Part of a data file
-=-=-

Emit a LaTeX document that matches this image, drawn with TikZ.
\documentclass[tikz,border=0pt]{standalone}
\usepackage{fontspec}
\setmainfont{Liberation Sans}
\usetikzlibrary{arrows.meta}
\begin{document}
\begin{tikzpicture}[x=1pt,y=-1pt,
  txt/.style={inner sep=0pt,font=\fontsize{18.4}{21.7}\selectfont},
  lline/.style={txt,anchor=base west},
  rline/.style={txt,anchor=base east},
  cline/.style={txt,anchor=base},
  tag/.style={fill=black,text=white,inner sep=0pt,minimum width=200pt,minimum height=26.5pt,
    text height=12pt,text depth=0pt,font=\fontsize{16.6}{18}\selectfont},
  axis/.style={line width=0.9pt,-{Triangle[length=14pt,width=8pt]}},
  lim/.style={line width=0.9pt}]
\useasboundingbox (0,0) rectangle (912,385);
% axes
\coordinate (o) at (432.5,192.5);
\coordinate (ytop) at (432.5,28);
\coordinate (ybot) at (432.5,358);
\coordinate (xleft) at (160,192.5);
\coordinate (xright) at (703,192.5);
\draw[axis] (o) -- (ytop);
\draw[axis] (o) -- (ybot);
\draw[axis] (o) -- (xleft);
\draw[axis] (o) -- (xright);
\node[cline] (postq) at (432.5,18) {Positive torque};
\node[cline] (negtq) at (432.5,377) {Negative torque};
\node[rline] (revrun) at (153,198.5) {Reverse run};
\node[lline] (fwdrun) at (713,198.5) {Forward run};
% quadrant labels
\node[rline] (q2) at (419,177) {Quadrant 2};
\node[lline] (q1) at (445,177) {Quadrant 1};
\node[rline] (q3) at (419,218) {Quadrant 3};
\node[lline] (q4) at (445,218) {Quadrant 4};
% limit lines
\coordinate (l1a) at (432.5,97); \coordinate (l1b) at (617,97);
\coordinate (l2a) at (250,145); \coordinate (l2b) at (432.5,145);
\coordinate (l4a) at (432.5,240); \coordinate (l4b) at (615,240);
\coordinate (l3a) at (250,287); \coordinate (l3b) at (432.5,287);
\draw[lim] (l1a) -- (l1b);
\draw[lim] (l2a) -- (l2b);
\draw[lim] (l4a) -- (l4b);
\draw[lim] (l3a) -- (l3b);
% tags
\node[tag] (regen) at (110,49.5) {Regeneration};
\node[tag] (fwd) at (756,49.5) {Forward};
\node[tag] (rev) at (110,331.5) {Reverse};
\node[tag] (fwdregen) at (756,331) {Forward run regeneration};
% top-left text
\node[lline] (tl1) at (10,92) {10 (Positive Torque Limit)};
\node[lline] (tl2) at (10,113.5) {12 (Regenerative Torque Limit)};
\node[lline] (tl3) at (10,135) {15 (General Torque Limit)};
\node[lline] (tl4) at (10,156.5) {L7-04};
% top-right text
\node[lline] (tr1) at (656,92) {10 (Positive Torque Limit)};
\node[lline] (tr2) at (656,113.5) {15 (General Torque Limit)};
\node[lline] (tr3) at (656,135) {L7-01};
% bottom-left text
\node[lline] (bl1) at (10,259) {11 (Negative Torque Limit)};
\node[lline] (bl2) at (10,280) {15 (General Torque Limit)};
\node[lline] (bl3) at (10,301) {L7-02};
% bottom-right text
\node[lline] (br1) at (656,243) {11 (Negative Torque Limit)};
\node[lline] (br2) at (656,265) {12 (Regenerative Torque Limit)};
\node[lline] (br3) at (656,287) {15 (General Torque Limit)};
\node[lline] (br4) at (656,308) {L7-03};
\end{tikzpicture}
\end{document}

-=-=-

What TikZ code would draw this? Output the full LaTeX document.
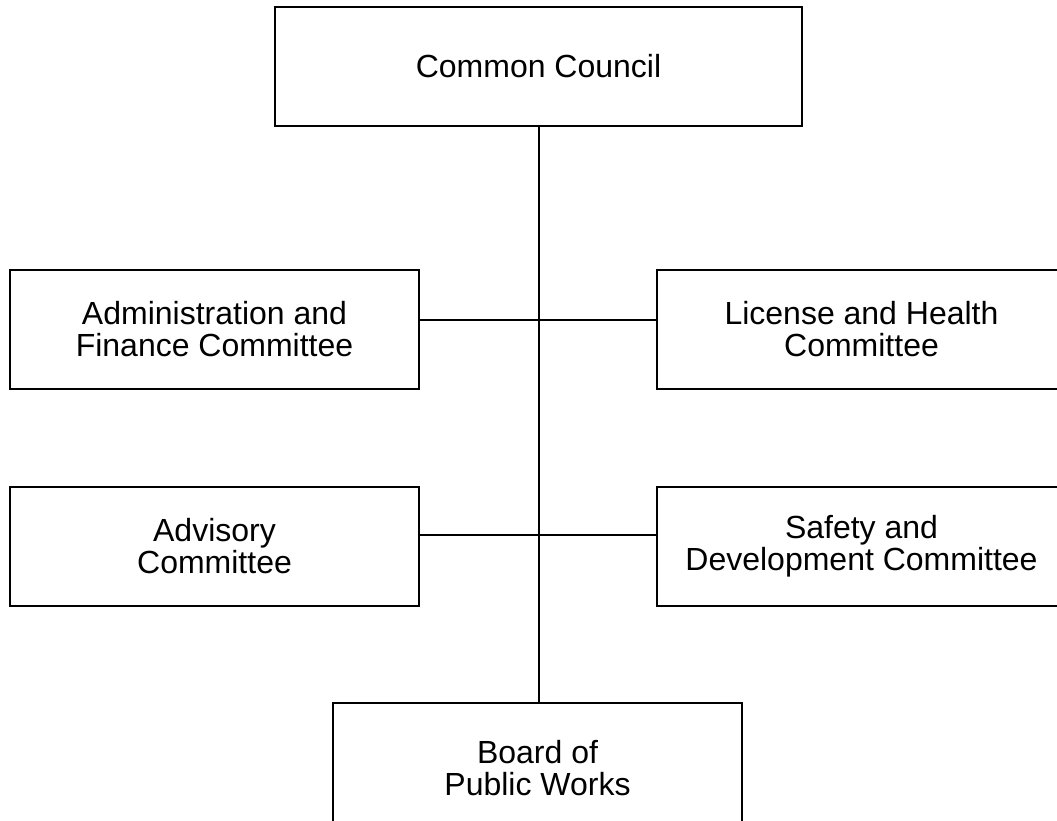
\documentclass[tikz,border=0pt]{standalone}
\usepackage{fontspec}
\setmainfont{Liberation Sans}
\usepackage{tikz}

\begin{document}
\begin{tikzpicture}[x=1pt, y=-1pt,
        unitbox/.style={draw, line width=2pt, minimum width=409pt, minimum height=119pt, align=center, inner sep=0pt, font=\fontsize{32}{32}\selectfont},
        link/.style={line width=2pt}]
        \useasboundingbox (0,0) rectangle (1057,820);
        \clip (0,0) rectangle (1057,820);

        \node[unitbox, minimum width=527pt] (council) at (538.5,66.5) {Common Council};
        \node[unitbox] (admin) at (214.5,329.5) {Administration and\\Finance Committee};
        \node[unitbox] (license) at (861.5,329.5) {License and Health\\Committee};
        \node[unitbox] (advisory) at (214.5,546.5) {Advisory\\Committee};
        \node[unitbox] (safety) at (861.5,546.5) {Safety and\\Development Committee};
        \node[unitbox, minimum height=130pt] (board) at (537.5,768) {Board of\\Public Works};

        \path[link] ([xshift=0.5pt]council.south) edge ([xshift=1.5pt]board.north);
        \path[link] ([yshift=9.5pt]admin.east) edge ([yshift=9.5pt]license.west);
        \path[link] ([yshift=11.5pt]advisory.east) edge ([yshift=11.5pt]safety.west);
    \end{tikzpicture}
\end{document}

-=-=-

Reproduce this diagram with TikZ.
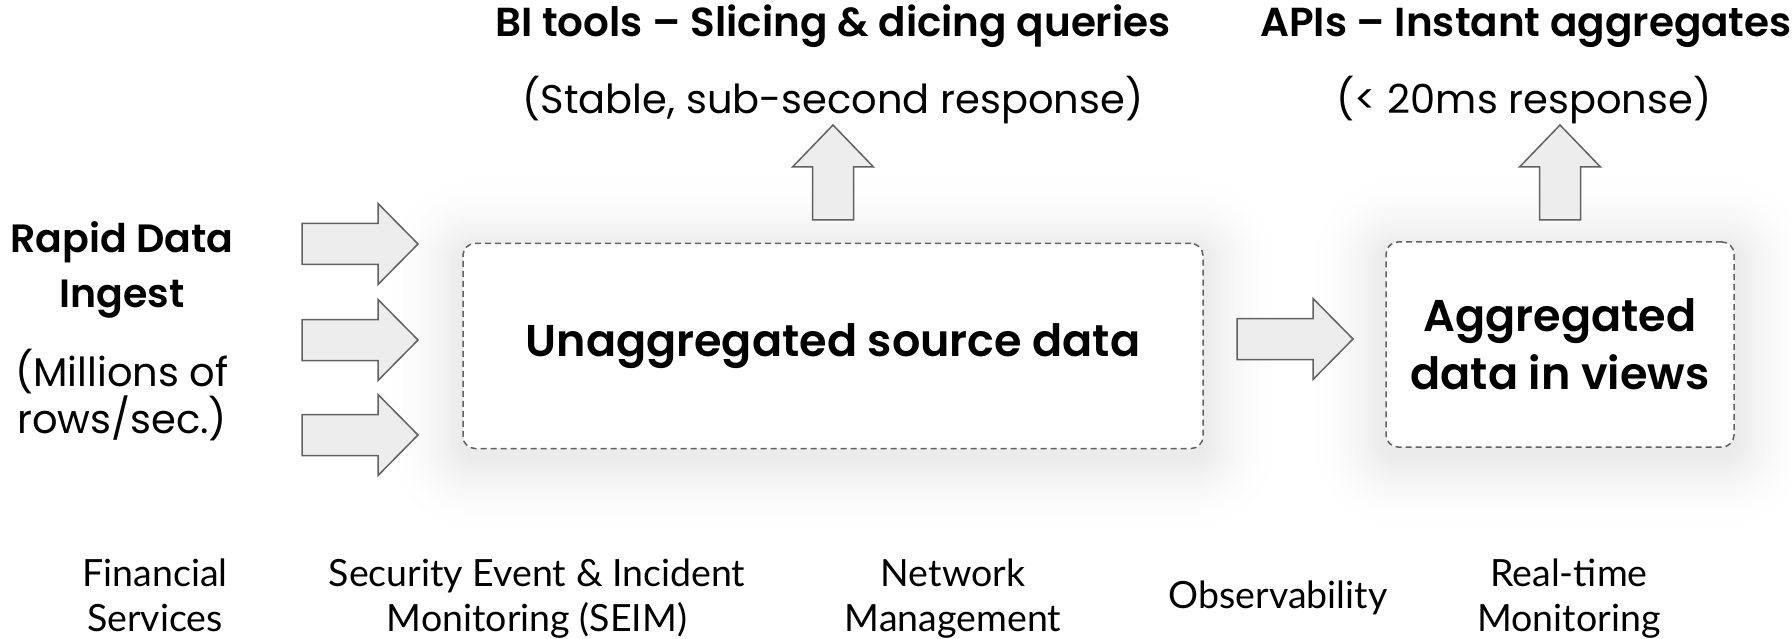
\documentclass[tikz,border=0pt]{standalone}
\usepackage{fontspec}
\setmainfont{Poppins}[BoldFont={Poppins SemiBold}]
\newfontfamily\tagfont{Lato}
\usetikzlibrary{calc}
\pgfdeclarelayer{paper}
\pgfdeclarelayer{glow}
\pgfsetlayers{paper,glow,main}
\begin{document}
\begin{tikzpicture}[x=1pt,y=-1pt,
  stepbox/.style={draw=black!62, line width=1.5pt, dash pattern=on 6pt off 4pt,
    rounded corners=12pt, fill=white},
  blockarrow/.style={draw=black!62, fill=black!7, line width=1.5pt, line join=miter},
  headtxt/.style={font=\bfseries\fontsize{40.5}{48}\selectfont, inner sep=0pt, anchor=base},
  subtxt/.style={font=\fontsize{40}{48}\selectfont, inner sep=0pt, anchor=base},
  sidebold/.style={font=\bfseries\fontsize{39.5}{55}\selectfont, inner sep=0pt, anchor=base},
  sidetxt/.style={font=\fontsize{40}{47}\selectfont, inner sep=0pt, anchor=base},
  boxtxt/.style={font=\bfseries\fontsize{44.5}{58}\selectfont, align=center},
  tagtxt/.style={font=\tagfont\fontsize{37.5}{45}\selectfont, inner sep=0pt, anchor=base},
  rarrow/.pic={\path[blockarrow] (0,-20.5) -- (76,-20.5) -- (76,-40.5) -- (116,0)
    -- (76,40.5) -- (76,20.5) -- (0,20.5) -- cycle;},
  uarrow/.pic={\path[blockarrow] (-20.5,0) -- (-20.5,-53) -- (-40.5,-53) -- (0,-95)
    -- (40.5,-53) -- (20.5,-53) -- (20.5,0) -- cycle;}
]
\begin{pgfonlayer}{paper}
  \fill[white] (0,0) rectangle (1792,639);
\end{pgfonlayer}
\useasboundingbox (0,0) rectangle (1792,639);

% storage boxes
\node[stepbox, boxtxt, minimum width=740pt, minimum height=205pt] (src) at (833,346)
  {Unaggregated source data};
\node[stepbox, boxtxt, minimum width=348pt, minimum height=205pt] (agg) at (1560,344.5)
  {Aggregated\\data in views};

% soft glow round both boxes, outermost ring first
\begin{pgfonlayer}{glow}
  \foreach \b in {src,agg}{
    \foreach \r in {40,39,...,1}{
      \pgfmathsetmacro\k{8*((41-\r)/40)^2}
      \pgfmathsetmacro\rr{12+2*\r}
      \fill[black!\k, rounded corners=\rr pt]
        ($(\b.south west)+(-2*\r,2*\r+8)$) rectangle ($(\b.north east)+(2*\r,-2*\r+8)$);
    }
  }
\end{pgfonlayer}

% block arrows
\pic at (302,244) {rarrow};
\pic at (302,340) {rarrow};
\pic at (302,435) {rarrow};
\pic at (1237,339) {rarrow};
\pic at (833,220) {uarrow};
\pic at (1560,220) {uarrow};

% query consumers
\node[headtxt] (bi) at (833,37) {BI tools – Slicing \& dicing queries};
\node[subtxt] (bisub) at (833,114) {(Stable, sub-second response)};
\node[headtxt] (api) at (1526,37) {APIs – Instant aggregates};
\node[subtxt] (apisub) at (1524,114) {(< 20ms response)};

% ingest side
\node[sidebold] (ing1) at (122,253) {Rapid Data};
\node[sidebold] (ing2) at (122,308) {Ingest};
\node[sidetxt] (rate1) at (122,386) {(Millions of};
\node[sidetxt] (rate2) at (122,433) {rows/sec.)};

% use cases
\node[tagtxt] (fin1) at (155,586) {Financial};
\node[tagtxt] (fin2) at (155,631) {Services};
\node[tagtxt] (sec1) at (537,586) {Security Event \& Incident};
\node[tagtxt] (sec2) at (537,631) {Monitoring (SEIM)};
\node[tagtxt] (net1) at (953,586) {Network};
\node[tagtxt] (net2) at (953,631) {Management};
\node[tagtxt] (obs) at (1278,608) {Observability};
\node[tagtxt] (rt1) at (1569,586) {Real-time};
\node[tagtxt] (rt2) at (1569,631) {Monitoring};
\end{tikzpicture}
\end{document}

-=-=-

GIVEN EXERCISE
Write out, exactly and with nothing added, everything from the line with "What TikZ code" down to the line with "minimum height=130pt] (board)", both included. Drop any pictures.

RESULT BELOW
What TikZ code would draw this? Output the full LaTeX document.
\documentclass[tikz,border=0pt]{standalone}
\usepackage{fontspec}
\setmainfont{Liberation Sans}
\usepackage{tikz}

\begin{document}
\begin{tikzpicture}[x=1pt, y=-1pt,
        unitbox/.style={draw, line width=2pt, minimum width=409pt, minimum height=119pt, align=center, inner sep=0pt, font=\fontsize{32}{32}\selectfont},
        link/.style={line width=2pt}]
        \useasboundingbox (0,0) rectangle (1057,820);
        \clip (0,0) rectangle (1057,820);

        \node[unitbox, minimum width=527pt] (council) at (538.5,66.5) {Common Council};
        \node[unitbox] (admin) at (214.5,329.5) {Administration and\\Finance Committee};
        \node[unitbox] (license) at (861.5,329.5) {License and Health\\Committee};
        \node[unitbox] (advisory) at (214.5,546.5) {Advisory\\Committee};
        \node[unitbox] (safety) at (861.5,546.5) {Safety and\\Development Committee};
        \node[unitbox, minimum height=130pt] (board) at (537.5,768) {Board of\\Public Works};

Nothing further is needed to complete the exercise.